Despido de preconceitos
José Cid entrou e não mais fechou a porta à música. Teve êxitos incomparáveis, concertos atrás de concertos, salas cheias. Há cerca de cinco anos, recebeu o prémio de consagração de carreira pela mão da Sociedade Portuguesa de Autores. Tem dificuldade em destacar um momento especial, como se todos fossem únicos e indescritíveis. Pelo caminho, houve também festivais da canção — quem não se lembra de Cai Neve em Nova Iorque, Um Grande, Grande Amor e A Padeirinha de Aljubarrota. “Os festivais da canção eram interessantes, tinham bons poetas, boas poesias e boas músicas. Quem tivesse um grande poema, uma grande canção, automaticamente ganhava visibilidade.” Há um que recorda com particular emoção. O Festival da Canção de 1974. Nos bastidores, corriam rumores que poderia ser desmarcado. O que não aconteceu e Paulo de Carvalho ganharia com E depois do Adeus. José Cid ficou em segundo, terceiro e quarto lugares com O dia em que Rei fez Anos, A Rosa que Te Dei e Imagens. No início da década de 1990, o músico surpreendia o país com uma foto numa revista social. Estava despido, tinha apenas um disco a tapar-lhe as partes íntimas. A foto foi tirada com intenção de provocar. “Não estava nu, estava despido de preconceitos. Se estivesse nu tinha tido, nessa altura, muito mais êxito do que tive ainda.” Na altura havia coisas que o incomodavam. E assim despiu-se para defender novos projectos e as novas gerações da música portuguesa. “As playlist vieram destruir a ideia de que os radialistas podem ser criativos, podiam escolher as canções que quisessem, podiam optar pelo estilo de músicas que mais lhes conviesse. Hoje estão sujeitos a uma playlistque é imposta e que, muitas vezes, nem é feita por pessoas portuguesas. Na rádio já não se diz quem é o autor da música ou o autor do poema e, muitas vezes, nem sequer quem canta. As músicas passaram a ser uma espécie de puzzle e os radialistas passaram a ser protagonistas.
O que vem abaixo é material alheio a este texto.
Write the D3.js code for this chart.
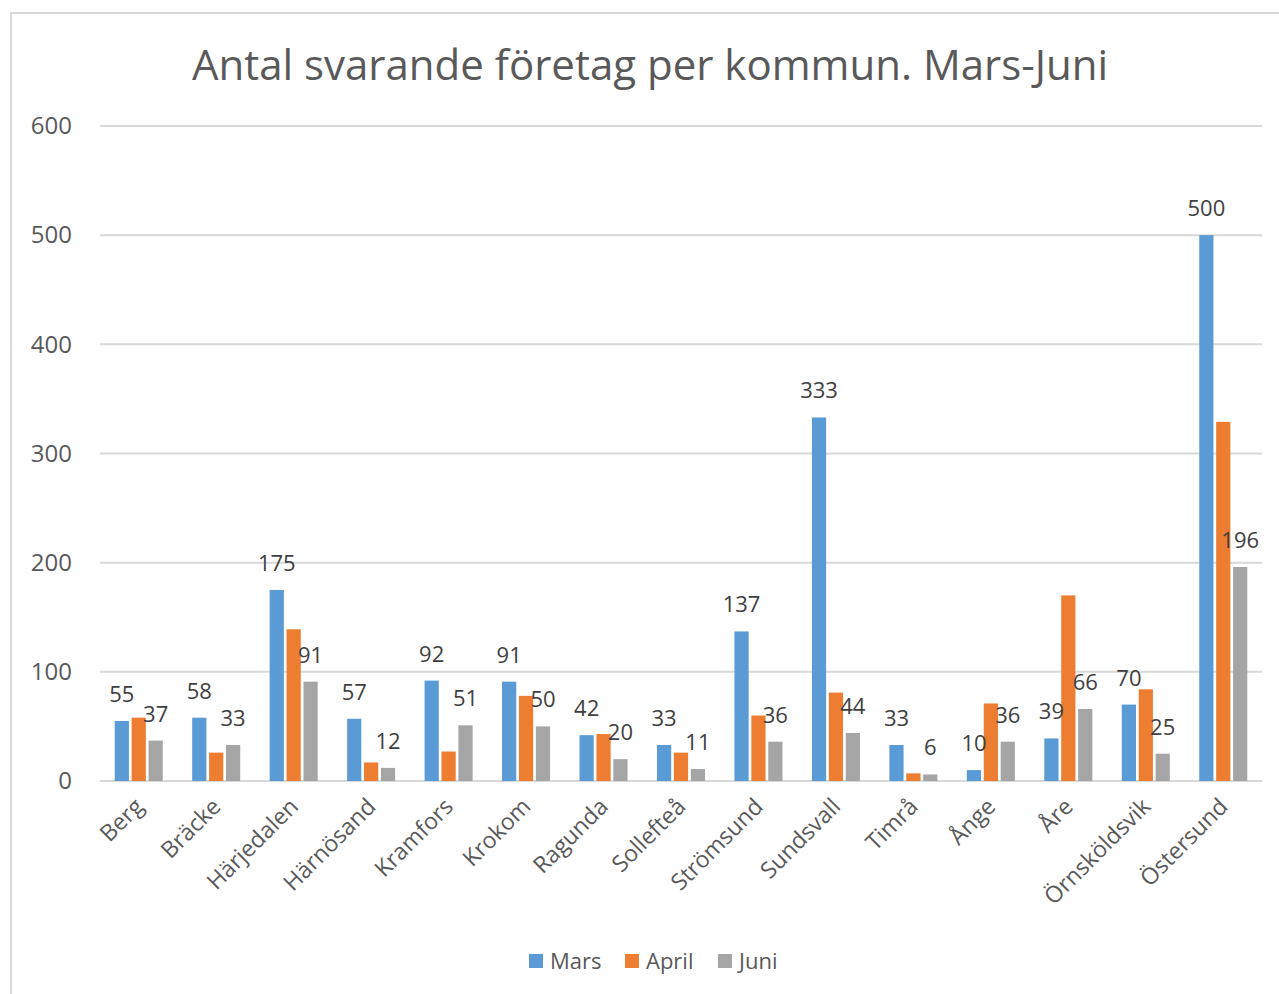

E isto é altamente prejudicial ao próprio mercado da música.”A atitude resultou? Na sua opinião, conseguiu separar o trigo do joio. “Mas querem tirar uma fotografia dessas? Podemos tirar, mas vestido”, diz-nos. Não está a brincar. O sofá ainda lá está, numa das salas da quinta de Mogofores. Compartimento que mantém a aura do passado, com livros antigos que contam a história da Curia — em que o seu bisavô teve um papel preponderante —, quadros de gente de família em pose majestosa, um lindo piano de cauda, janelas com vista para o jardim.
Mogofores parece uma freguesia tranquila, não chega aos 1000 habitantes. A quinta de José Cid fica perto do colégio salesiano, da estação de caminhos-de-ferro por onde passa a linha do Norte. A piscina tem água, as cadelas brincam no jardim, um rapaz anda de carrinho de mão a limpar as cavalariças. Gabriela, com quem casou há pouco mais de um ano, está ausente. O telemóvel toca de vez em quando. Querem marcar mais concertos. Pede para ligar mais tarde. Ali tem tudo o que precisa para descansar e criar. Escreveu, há dias, um poema que baptizou de Rumo ao Norte e que não sabe a quem dará para musicar. Talvez não saia dali. Gosta de transformar em canções as palavras de poetas. Natália Correia é uma das favoritas. “Sophia Mello Breyner é brilhante.” Ultimamente tem cantado poemas da prima Maria Manuel Cid e de Maria Luísa Baptista do Cartaxo. O telemóvel avisa que está na hora de ir buscar a sua Gabriela pintora à Curia.